Ia menekankan, kebijakan tersebut membuat pedagang maupun penggilingan kehilangan insentif untuk menyimpan stok. Padahal, pola produksi padi di Indonesia bersifat musiman, sehingga untuk menjaga kestabilan pasokan perlu dilakukannya penyimpanan stok oleh penggilingan atau pedagang itu sendiri.
"Kita semua tahu, kalau mengikuti pola produksi padi, produksi terbesar, surplus terbesar itu di masa panen raya Februari sampai Mei. Di situlah penggilingan dan pedagang melakukan penyerapan besar-besaran karena harga relatif tertekan. Nah ini distok, disimpan, walaupun ada Perpres 71 Tahun 2015 (tentang Penetapan dan Penyimpanan Barang Kebutuhan Pokok dan Barang Penting) yang nggak boleh lebih dari tiga bulan," jelasnya.
"Ketika Satgas Pangan intens masuk ke pasar, margin perdagangan semakin sempit, relatif mereka tidak punya insentif untuk menyimpan stok. Ini menurut saya berbahaya," tegas dia.

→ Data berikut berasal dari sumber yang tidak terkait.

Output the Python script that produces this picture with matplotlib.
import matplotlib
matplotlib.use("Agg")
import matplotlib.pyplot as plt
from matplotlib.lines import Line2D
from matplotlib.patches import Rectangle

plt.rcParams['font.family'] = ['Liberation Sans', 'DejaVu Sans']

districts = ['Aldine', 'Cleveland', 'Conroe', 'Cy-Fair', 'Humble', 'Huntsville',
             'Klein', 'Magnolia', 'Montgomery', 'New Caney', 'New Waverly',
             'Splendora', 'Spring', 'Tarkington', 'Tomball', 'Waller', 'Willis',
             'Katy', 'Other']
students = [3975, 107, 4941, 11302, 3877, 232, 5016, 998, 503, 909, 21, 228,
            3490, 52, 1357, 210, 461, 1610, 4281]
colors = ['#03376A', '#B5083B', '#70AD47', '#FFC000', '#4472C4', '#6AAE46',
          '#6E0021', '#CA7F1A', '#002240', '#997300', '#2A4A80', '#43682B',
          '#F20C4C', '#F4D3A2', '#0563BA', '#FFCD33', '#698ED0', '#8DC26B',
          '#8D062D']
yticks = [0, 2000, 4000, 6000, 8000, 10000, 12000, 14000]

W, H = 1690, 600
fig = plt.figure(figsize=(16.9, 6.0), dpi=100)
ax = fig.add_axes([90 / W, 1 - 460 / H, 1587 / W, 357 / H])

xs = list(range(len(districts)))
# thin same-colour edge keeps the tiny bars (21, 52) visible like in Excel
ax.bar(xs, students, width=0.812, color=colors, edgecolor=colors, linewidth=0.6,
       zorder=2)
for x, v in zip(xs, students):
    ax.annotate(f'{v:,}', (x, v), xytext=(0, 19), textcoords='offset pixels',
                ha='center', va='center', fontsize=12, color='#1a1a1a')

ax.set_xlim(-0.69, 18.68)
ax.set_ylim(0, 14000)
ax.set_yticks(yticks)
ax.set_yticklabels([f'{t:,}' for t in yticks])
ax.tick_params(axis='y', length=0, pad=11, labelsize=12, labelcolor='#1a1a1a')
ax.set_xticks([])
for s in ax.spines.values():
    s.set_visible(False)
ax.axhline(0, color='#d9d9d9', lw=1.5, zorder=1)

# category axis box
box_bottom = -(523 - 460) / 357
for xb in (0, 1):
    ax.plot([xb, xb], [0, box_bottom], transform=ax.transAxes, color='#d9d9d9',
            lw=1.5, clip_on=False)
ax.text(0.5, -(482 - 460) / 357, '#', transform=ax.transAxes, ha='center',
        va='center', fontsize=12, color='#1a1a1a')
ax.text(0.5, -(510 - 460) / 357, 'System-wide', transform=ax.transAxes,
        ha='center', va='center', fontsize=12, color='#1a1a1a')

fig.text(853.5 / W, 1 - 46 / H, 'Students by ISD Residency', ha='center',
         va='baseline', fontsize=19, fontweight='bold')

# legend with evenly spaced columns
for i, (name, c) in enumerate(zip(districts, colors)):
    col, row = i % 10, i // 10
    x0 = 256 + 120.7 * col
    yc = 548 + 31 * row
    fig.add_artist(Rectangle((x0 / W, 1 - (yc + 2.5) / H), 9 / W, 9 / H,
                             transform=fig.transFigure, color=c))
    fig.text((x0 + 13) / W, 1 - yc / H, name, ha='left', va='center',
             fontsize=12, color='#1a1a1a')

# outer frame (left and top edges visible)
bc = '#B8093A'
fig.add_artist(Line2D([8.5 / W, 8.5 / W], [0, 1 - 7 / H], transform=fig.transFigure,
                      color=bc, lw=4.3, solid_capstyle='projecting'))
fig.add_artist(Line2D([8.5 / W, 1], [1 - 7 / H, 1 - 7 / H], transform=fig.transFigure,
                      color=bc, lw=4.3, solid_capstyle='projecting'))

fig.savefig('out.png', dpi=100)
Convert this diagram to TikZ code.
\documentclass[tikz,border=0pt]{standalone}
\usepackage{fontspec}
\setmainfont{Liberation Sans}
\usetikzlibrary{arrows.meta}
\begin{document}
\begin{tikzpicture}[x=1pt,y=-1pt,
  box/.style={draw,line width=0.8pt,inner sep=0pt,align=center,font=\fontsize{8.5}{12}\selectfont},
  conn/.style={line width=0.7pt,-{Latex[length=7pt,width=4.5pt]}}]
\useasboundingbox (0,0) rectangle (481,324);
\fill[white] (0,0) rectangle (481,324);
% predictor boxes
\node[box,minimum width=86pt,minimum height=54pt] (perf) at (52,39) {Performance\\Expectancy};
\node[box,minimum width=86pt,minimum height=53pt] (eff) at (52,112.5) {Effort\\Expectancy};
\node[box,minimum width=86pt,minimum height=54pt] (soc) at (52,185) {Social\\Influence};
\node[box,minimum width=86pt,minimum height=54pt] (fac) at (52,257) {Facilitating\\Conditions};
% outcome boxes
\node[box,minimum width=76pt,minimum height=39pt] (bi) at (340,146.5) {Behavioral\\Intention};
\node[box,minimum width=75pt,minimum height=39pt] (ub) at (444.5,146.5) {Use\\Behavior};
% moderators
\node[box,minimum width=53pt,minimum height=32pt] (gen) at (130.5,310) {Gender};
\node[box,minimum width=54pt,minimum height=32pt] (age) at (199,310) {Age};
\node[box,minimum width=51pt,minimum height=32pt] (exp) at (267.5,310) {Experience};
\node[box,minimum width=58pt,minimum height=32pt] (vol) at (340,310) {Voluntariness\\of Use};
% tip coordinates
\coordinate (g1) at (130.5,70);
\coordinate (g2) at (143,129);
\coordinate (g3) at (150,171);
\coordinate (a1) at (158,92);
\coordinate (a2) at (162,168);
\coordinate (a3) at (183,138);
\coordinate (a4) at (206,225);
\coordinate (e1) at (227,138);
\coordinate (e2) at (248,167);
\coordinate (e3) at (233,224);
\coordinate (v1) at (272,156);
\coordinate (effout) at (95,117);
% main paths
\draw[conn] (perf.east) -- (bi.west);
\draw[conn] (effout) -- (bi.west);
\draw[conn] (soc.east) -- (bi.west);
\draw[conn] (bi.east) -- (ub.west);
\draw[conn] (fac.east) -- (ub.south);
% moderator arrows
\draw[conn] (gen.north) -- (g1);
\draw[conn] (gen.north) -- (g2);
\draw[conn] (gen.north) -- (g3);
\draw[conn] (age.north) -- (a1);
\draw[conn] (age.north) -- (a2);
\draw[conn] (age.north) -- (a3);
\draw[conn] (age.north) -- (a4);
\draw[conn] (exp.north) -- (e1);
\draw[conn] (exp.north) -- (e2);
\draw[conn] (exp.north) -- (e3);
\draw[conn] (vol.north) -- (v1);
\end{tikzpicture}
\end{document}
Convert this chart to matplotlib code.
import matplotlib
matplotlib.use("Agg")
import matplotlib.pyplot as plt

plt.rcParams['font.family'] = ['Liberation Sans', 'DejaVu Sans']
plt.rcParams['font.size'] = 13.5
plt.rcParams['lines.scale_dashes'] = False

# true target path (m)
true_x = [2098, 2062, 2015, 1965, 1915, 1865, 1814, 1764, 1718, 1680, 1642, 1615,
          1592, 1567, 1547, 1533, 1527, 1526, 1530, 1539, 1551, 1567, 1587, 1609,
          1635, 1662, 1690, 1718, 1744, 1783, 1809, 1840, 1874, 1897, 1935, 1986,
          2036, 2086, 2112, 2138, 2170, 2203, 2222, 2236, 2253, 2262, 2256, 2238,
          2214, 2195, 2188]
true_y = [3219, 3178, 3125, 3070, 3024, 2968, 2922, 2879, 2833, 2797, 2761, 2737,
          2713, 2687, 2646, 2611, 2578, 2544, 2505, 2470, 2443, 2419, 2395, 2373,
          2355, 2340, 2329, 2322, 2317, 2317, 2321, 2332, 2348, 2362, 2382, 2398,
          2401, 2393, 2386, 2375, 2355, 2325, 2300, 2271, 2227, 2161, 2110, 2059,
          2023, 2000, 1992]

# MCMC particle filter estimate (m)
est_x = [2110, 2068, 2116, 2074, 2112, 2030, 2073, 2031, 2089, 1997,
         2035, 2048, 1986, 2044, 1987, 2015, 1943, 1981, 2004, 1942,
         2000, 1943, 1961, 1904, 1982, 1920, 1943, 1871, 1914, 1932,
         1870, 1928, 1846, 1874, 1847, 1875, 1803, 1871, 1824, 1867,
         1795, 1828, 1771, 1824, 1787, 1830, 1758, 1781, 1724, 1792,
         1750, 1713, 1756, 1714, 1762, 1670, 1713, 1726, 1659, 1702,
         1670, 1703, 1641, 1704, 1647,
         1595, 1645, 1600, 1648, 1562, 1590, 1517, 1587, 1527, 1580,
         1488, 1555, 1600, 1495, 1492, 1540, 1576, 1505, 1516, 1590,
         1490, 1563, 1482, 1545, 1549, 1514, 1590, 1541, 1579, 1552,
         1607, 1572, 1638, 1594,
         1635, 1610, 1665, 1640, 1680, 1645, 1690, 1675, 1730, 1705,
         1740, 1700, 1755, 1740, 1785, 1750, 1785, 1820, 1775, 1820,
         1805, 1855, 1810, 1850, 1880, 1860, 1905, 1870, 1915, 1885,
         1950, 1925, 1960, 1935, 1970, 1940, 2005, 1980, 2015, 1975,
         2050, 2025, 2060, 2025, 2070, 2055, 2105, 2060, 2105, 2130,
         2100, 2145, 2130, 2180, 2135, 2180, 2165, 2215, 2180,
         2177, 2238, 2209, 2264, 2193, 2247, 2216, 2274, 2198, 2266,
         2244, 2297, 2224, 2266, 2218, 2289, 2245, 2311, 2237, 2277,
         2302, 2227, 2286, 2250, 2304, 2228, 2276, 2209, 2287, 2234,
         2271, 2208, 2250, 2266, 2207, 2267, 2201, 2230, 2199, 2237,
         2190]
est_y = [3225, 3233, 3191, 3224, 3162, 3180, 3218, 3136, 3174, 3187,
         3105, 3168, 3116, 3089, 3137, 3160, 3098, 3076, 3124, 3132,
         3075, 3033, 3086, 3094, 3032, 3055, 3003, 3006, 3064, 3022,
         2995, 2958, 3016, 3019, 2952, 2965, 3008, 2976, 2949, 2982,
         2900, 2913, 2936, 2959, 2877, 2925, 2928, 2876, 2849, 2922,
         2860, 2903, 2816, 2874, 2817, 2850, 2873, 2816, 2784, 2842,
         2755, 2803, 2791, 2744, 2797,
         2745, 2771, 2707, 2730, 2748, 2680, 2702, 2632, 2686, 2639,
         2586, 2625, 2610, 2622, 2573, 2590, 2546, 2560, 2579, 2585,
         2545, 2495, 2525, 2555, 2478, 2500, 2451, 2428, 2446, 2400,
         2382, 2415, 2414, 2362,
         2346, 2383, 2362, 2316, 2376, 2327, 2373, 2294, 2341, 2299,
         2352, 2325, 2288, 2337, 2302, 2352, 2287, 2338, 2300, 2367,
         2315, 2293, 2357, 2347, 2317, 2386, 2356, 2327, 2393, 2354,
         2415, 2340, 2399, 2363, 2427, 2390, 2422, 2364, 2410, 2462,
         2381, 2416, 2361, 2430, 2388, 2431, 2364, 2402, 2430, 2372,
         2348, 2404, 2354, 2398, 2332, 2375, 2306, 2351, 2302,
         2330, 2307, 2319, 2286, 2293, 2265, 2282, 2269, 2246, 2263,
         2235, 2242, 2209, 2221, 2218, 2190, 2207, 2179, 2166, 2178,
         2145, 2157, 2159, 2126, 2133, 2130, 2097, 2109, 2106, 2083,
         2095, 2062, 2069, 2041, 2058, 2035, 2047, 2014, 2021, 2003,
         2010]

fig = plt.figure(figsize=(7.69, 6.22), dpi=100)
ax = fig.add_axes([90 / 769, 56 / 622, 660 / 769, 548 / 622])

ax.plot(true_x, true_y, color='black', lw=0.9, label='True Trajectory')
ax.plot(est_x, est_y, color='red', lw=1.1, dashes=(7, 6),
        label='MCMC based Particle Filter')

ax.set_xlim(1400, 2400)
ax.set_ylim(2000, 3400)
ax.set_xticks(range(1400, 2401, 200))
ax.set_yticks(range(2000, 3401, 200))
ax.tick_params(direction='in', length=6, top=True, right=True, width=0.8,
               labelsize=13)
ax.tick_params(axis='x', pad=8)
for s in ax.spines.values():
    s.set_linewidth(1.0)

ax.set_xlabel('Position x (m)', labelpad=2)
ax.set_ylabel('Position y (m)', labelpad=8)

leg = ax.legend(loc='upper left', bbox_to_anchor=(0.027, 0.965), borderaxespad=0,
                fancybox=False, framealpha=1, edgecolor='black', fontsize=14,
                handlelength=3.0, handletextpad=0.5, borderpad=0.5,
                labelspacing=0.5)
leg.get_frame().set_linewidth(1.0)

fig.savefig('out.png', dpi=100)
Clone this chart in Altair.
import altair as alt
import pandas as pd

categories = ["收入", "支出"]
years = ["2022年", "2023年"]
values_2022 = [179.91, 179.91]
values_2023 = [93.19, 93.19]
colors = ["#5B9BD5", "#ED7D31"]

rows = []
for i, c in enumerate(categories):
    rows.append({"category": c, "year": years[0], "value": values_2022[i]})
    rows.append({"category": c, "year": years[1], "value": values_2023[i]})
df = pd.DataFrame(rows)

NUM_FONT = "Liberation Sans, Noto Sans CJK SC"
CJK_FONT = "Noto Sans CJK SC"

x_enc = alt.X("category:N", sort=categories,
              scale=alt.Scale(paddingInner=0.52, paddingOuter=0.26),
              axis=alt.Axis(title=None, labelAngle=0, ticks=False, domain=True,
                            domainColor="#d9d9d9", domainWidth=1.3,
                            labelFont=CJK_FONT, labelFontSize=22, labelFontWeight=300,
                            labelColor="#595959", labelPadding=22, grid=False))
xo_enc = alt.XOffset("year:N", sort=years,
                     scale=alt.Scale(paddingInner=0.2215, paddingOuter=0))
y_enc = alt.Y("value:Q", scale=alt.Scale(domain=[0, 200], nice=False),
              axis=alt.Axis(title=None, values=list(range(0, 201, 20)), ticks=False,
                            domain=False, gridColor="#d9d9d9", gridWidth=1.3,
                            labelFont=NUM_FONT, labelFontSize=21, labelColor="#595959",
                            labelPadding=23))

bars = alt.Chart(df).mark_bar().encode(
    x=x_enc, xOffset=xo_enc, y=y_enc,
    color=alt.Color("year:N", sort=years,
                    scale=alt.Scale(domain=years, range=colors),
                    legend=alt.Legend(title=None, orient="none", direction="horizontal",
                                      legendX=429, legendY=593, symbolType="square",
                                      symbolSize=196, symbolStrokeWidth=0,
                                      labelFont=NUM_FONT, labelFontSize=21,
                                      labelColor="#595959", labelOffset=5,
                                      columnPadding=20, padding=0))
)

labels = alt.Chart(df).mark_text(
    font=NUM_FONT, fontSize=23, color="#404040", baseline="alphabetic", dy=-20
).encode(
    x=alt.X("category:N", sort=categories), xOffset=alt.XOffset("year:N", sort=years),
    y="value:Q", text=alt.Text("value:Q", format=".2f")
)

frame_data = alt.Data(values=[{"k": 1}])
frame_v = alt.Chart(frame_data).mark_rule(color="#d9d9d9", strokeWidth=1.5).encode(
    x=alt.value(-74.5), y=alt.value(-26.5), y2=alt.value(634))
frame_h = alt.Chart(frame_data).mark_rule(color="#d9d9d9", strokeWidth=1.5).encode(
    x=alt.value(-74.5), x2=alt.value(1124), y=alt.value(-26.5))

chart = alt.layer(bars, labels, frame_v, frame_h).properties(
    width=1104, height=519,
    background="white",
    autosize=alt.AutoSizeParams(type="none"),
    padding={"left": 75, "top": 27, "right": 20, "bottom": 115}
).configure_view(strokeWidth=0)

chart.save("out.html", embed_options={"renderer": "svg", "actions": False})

Dia pun mengkhawatirkan kondisi ini akan berdampak pada periode September hingga awal tahun depan. "Situasi di September, Oktober, November, dan nanti awal tahun itu kita betul-betul akan kecil sekali pasokan ke pasar dari penggilingan dan pedagang. Satu-satunya yang tersisa ya nanti stok di Bulog. Apakah Bulog akan bisa menjadi penyelesaian dan solusi terhadap masalah itu? Nggak, hampir pasti nggak," tukasnya.
Khudori mengingatkan pengalaman serupa pernah terjadi pada 2022 lalu. Saat itu, margin keuntungan pedagang dan penggilingan sangat kecil. "Stok di pedagang dan penggilingan kecil sekali. Harga tiba-tiba di Agustus 2022 naik tinggi," ujarnya.
Meski Perum Bulog saat itu menggelontorkan stok besar-besaran, sambungnya, dampaknya tidak signifikan.
"Bulog meskipun melakukan operasi pasar waktu itu, seingat saya 250 ribu ton, bahkan sempat 300 ribu ton per bulan. Sampai akhir Desember lebih dari 1 juta ton digelontorkan. Apakah harga turun? Enggak. Jadi situasi ini sangat mungkin berulang. Jadi menurut saya harus hati-hati," pungkasnya.